Noodles from Scratch
On the left side, Union's housemade noodles and a bowl of the spicy pigtail ramen. On the right side, Dragon Ranch's just-cut noodles and a complete bowl of tonkotsu ramen.
Mixing the dough
Union's Chef Chao (left) uses bread, gluten, and a small amount of cake flour to make his ramen.
Tools and ingredients
Chao sifts the flours together, careful to break up any clumps. To that he mixes in potassium carbonate that has been diluted in water. According to Chao, this product helps to bind the wheat gluten together and make a stronger, more resilient noodle. At the lower left, Chao's Italian chitarra (guitar) pasta cutter.
Mixing and Kneading
After the dough comes together in the countertop mixer, it is kneaded for about three minutes. (Lower right) After resting and drying, the fresh dough at right will look like the ready-to-cut dough at left.
Chao demonstrates the elasticity of his finished dough, which is firm and dry to the touch.
From a large ball of prepared dough, 2.5-ounce individual portions are cut and weighed.
Chao will pass the dough through his pasta machine several times, and with each pass he applies slight resistance to help stretch the dough longer and thinner.
The portion of dough soon becomes a long ribbon, roughly three feet in length.
After being unhappy with the performance of other devices, Chao settled on using a simple wood and string pasta guitar to cut his noodles. He presses the dough over the taut strings with a rolling pin to cut the noodles.
Long in Tooth
One portion of freshly cut Union ramen noodles. A fresh pot of boiling water is used to cook each batch of noodles so that the excess flour that keeps the noodles from sticking together doesn't end up in the broth or gumming up subsequent portions.
Building the Bowl
(Left) The cooked ramen noodles are placed on a bed of cabbage; mushrooms are sautéed for the mushroom ramen. (Right) Broths are simmered before they get poured into bowls; additional garnishes are carefully added atop the noodles.
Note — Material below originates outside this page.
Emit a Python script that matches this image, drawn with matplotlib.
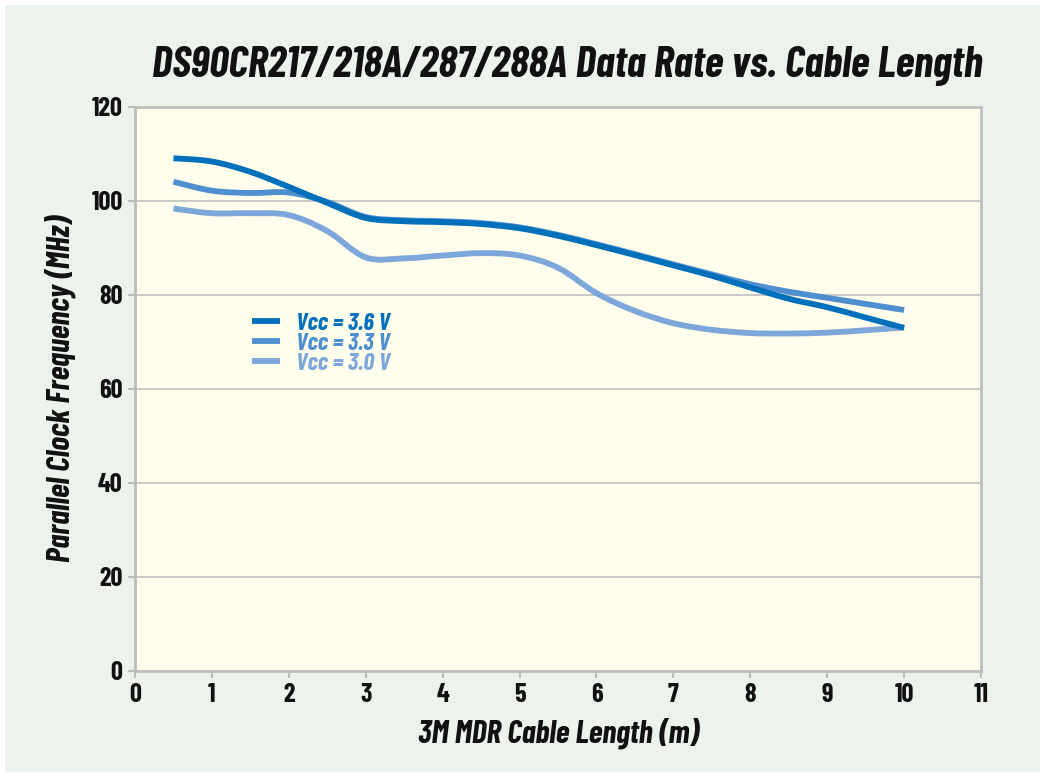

Mushrooms, noodles, pickled veggies, tofu, and seaweed are among the components of the pre-brothed bowl of Union's mushroom ramen.
The hot broth is added after simmering on the stovetop.
Spicy Pigtail Ramen
A fully dressed bowl on Union's spicy pigtail ramen includes a poached egg and a crown of crispy fried onions.
Like the spicy pigtail ramen, Union's mushroom ramen is bathed in a shoyu (soy) broth base—minus the gelatinous pig tail jelly that is used to liven (read: fatten) up the broth for the pigtail ramen.
Enter the Dragon
Over at Dragon Ranch, Sous Chef Shaun Connolly makes his ramen noodles using all-purpose flour, hot and cold water, and a dilution containing baked baking soda. The baking soda undergoes a chemical change while cooking that yields alkaline salt, an important ramen ingredient that, among other things, can help the dough from oxidizing over time. Here he's shown whisking the alkaline salt with water, mixing the dough in a commercial mixer, and kneading the resulting dough ball. After 20 minutes of chilling, five minutes more of mixing, and an hour more of chilling, the dough is ready to be rolled out.
Connolly then runs the dough through his pasta maker, folding the dough over itself several times to help achieve a dense and "leathery" texture. He is adamant about keeping the work surface clean and excess flour off the dough at this point, so that it won't end up marring the consistency of the ramen broth later on.
Connolly lays the ribbon of dough out on a drying rack. Ribbons are left to dry overnight for use the next day.
Make the Cut
Connolly opts for the spaghetti cutter attachment on his pasta machine to cut the ramen noodles, which will be then parsed out into 3-ounce portions for service. The resulting noodle is thin and cylindrical.
The Tonkotsu Base
A hefty portion of pork is added to the noodles and tonkotsu broth as Connolly begins to build Dragon Ranch's ramen bowl. The broth itself is made from housemade pork and chicken broths, charred ginger and onion, and a host of other flavorful ingredients.
A duck-fat-poached duck egg is one of the major garnishes of Dragon Ranch's tonkotsu ramen. It's partially poached ahead of time, then quickly finished in boiling water while the noodles cook (only about 30 seconds).
The Finished Bowl
Pungent baby greens, bamboo shoots, and julienned watermelon radish round out the components of the tonkotsu ramen.